There’s a togetherness that is instantly felt whenever you dawn a uniform, a bond of sorts that is difficult to explain but we have all likely felt and one time or another. Complete and total strangers greeting, introduciing, and saying hi to one another simply because of the UNIFORMITY they have found within their UNIFORM. A dictionary definition might read as follows,
the state or quality of being uniform; overall sameness, homogeneity, or regularity: uniformity of style.

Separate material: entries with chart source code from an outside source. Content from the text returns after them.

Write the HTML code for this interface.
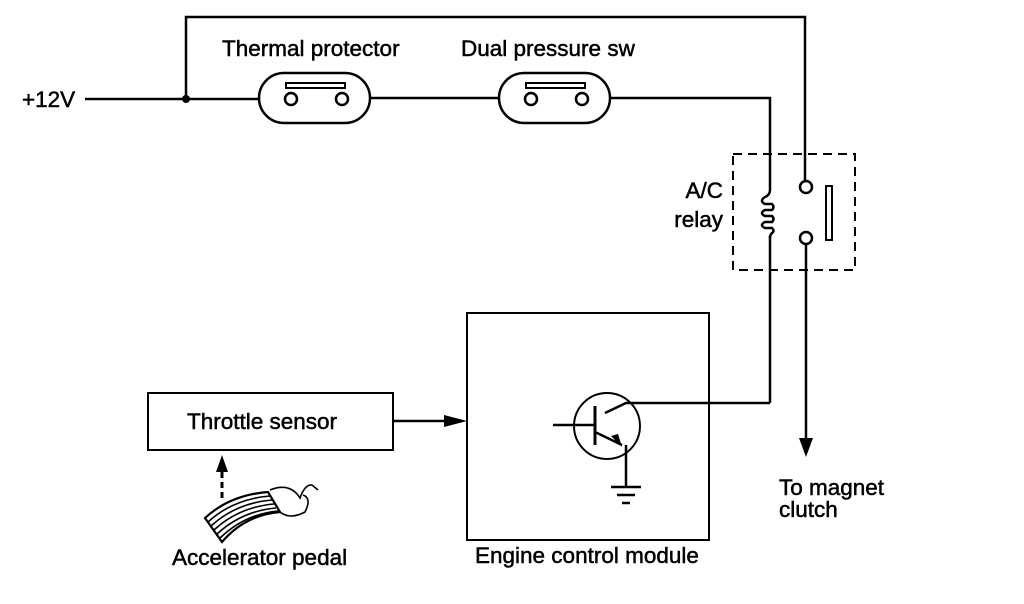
<!DOCTYPE html>
<html><head><meta charset="utf-8"><style>
html,body{margin:0;padding:0;background:#fff;}
svg{display:block}
text{font-family:"Liberation Sans",Arial,sans-serif;font-size:22.5px;fill:#000;stroke:#000;stroke-width:0.5}
</style></head><body>
<svg width="1024" height="604" viewBox="0 0 1024 604" xmlns="http://www.w3.org/2000/svg">
<g stroke="#000" stroke-width="2.5" fill="none">
<line x1="85" y1="99" x2="260" y2="99"/>
<polyline points="186,99 186,17 805,17 805,180"/>
<line x1="370" y1="98" x2="500" y2="98"/>
<polyline points="610,98 770,98 770,190"/>
<rect x="259" y="73" width="111" height="50" rx="25"/>
<rect x="499" y="73" width="111" height="50" rx="25"/>
<rect x="286" y="83" width="59" height="5" stroke-width="2"/>
<rect x="526" y="83" width="59" height="5" stroke-width="2"/>
<circle cx="291" cy="99" r="6" fill="#fff"/>
<circle cx="342" cy="99" r="6" fill="#fff"/>
<circle cx="531" cy="99" r="6" fill="#fff"/>
<circle cx="582" cy="99" r="6" fill="#fff"/>
<rect x="733" y="154" width="122" height="116" stroke-dasharray="9,6" stroke-width="2"/>
<path d="M770 190 Q770 195 765 197 Q759 201 765 204 L772 204 Q775 207 772 210 L765 210 Q759 213 765 216 L772 216 Q775 219 772 222 L765 222 Q759 225 765 228 L772 228 Q775 231 772 233 Q770 235 770 238"/>
<line x1="770" y1="236" x2="770" y2="403"/>
<circle cx="806" cy="187" r="6" fill="#fff"/>
<circle cx="806" cy="238" r="6" fill="#fff"/>
<rect x="826" y="186" width="6" height="54" stroke-width="2"/>
<line x1="806" y1="244" x2="806" y2="440"/>
<rect x="467" y="313" width="242" height="227" stroke-width="2"/>
<polyline points="770,403 626,403 605,413"/>
<circle cx="607" cy="426" r="33" stroke-width="2"/>
<line x1="553" y1="425" x2="595" y2="425"/>
<line x1="595" y1="406" x2="595" y2="445" stroke-width="3"/>
<line x1="595" y1="432" x2="622" y2="445"/>
<line x1="626" y1="445" x2="626" y2="486"/>
<line x1="611" y1="487" x2="641" y2="487"/>
<line x1="617" y1="495" x2="635" y2="495"/>
<line x1="622" y1="503" x2="630" y2="503"/>
<rect x="148" y="393" width="245" height="57" stroke-width="2"/>
<line x1="393" y1="421" x2="450" y2="421"/>
<line x1="222" y1="498" x2="222" y2="470" stroke-dasharray="6,4" stroke-width="3"/>
</g>
<circle cx="186" cy="99" r="4"/>
<polygon points="622,447 611,436 618,434"/>
<polygon points="467,421 444,415 444,427"/>
<polygon points="806,457 799,438 813,438"/>
<polygon points="222,455 216,472 228,472"/>
<g stroke="#000" fill="none" stroke-width="1.6">
<path d="M205 518 Q230 495 268 492 L280 512 Q245 515 222 542 Z" stroke-width="2.2"/>
<path d="M208 522 Q233 499 270 496"/><path d="M211 526 Q236 503 272 500"/>
<path d="M214 530 Q239 507 274 504"/><path d="M217 534 Q242 511 276 508"/>
<path d="M220 538 Q245 514 278 511"/>
<path d="M270 490 Q290 482 300 498 Q305 484 312 485 L318 490"/>
<path d="M280 512 Q290 520 305 512 Q312 498 303 495"/>
</g>
<text x="222" y="56">Thermal protector</text>
<text x="461" y="56">Dual pressure sw</text>
<text x="22" y="107">+12V</text>
<text x="723" y="198" text-anchor="end">A/C</text>
<text x="723" y="227" text-anchor="end">relay</text>
<text x="262" y="429" text-anchor="middle">Throttle sensor</text>
<text x="172" y="565">Accelerator pedal</text>
<text x="475" y="563">Engine control module</text>
<text x="779" y="495">To magnet</text>
<text x="779" y="517">clutch</text>
</svg>
</body></html>
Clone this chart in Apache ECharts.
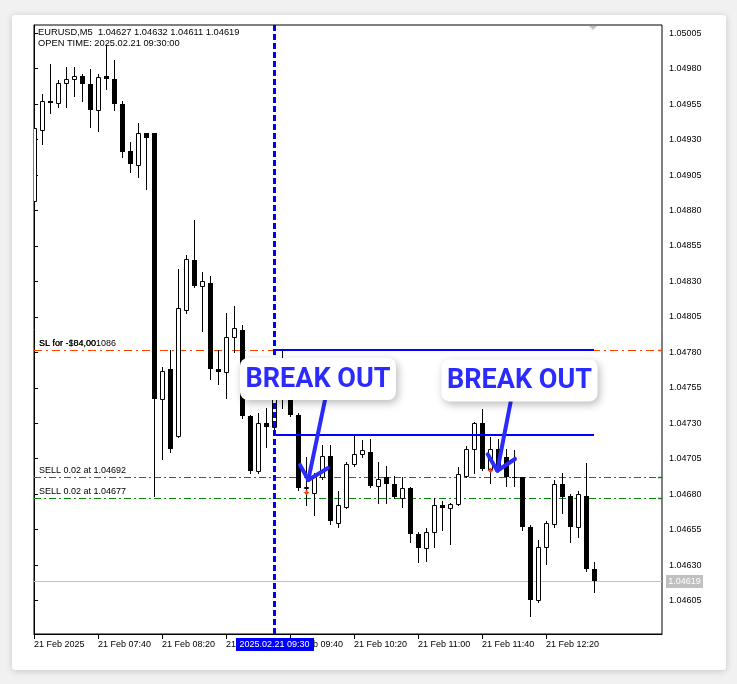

It’s a wonderful thing to be able to make so many people feel like they belong and like they are appreciated. Every volunteer for the Games receives a welcome package (with travel mug and other mementos), Authentic VANCOUVER 2010 jacket, snow pants, fleece vest, toque, and two long sleeved shirts for FREE. Also all your meals are covered while working and you are made to feel valued by all those you come in contact with. Today has been an amazing day, a true dream come true. It has challenged my thinking and just how I all the more want to honour, shower, and encourage those who I watch volunteer around me daily. See here in the Olympic Village it really doesn’t matter what UNIFORM you are wearing, there is UNIFORMITY felt as each individual wants to do their best to make the experience memorable. The Volunteers love hearing positive reports on the television about the “outstanding” service or how our venues are the “best in recent memory”. The athletes all are desperate to compete and the WORLDS LARGEST and most prolific stage hoping to impress the crowds of spectators and Volunteers that line the slopes and tracks. Each person unique in what they are placed here to do BUT each one setting out to do their best UNITES all residences in Whistler Village wether skiing slopes, piloting tight turns, serving Big Macs or praying with the athlete that just got bad news. This to me is an ideal structure for anything to be successful, and the local church I feel is most definitely included. if the person who is serving coffee before and after service feels as valued as the one communicating the truth for 35 minutes from the front and centre, you’ve got a winning and perhaps record breaking team on your hands. I guess the encouraging thing has to be this, that with all people working together to do their part the goal shall be reached. The VANOC has done an amazing job at this and thus I think they will find themselves on the podium come the conclusion of the Games.